§ Directive
Search the listing below for "standalone". Copy each matching line.

§ Given entries

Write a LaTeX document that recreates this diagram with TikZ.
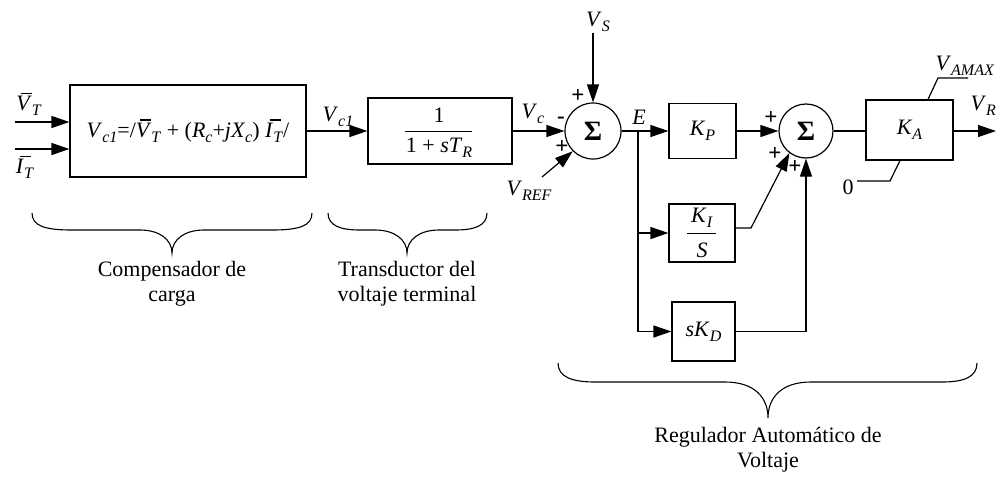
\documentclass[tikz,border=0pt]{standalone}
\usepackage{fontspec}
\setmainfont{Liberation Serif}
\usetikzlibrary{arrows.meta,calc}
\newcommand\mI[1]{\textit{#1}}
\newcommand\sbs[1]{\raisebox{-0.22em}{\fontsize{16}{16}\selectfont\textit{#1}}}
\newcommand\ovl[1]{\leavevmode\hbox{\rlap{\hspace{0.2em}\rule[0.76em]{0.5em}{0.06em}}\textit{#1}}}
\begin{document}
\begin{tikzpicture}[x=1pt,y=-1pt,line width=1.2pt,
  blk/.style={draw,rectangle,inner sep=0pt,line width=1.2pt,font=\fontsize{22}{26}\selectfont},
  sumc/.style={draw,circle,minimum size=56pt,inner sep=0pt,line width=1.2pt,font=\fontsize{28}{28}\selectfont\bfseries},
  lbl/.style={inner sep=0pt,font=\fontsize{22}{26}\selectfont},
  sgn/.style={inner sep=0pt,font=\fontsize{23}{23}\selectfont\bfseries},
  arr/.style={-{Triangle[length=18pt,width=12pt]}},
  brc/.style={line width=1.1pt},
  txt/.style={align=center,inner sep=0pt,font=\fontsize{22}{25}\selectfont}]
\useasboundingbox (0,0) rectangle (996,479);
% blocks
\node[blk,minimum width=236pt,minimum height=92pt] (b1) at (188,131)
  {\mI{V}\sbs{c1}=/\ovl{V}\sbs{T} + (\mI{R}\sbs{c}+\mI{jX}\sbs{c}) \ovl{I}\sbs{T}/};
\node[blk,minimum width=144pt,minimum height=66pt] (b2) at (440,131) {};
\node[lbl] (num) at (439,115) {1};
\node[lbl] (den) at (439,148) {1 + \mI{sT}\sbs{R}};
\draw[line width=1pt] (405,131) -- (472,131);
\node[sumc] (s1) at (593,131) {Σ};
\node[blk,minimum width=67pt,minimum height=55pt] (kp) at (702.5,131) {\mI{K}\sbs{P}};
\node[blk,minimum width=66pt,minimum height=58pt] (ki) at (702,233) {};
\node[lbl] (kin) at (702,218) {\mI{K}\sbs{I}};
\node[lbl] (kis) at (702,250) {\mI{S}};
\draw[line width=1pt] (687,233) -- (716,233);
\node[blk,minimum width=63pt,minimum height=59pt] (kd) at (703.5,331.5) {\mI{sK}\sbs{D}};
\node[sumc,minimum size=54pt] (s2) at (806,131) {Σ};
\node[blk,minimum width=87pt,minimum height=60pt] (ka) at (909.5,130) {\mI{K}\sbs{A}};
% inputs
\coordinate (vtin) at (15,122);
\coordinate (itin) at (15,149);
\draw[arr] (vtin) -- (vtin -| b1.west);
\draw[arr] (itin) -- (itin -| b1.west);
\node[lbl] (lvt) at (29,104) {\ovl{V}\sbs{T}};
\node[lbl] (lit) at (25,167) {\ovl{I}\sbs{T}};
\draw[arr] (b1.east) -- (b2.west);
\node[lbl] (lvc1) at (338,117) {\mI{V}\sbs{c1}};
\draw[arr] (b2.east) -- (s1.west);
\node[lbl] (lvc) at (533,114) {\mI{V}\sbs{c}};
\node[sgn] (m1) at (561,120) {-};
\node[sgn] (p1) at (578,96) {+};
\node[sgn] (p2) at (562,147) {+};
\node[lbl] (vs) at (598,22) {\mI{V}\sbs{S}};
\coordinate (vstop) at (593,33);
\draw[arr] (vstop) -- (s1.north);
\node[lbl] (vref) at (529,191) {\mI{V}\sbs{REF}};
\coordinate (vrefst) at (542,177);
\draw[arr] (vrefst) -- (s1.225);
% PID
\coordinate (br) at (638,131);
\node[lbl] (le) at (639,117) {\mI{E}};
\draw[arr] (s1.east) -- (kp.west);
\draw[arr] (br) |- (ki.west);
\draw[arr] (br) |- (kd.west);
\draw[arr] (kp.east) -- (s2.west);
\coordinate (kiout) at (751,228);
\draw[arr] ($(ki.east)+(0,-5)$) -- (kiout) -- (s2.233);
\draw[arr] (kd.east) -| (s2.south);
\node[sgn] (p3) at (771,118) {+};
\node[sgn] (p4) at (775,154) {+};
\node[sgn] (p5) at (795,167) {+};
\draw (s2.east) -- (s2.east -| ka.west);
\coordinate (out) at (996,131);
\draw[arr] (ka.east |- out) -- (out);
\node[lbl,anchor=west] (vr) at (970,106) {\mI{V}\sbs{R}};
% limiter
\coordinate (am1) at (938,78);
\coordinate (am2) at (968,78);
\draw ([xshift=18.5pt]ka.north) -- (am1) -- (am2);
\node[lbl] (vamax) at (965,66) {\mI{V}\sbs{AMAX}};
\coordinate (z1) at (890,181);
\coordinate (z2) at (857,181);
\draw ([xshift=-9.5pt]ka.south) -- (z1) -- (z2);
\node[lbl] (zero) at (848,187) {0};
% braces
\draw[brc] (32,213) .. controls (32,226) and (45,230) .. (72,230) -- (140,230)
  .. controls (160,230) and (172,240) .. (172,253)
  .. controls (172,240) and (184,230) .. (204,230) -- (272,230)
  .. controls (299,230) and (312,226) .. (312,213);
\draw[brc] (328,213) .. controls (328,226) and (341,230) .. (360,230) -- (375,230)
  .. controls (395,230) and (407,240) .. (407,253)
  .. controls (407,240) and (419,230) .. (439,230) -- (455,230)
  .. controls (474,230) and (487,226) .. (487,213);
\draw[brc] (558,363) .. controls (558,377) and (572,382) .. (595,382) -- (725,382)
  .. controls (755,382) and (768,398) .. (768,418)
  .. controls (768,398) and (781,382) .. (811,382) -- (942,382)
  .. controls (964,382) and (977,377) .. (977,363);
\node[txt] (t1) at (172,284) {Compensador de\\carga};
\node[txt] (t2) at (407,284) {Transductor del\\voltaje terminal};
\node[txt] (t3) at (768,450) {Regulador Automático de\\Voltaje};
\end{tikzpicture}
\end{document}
* * *
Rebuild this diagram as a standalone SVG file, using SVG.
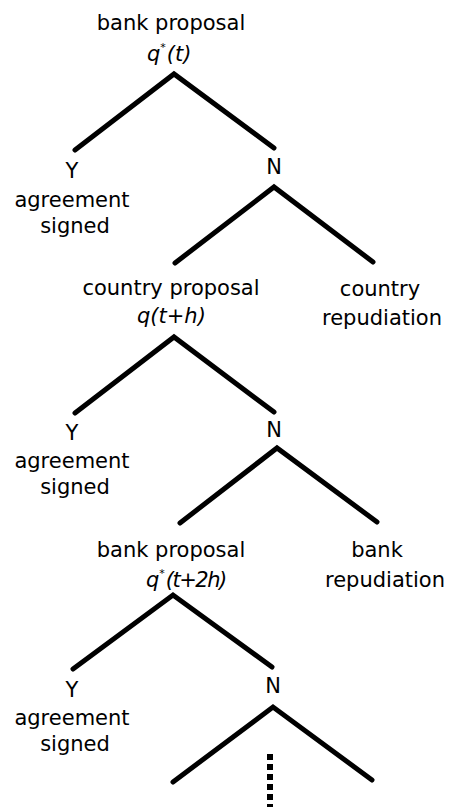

§ Finished task
\documentclass[tikz,border=0pt]{standalone}
Rebuild this diagram as a standalone SVG file, using SVG.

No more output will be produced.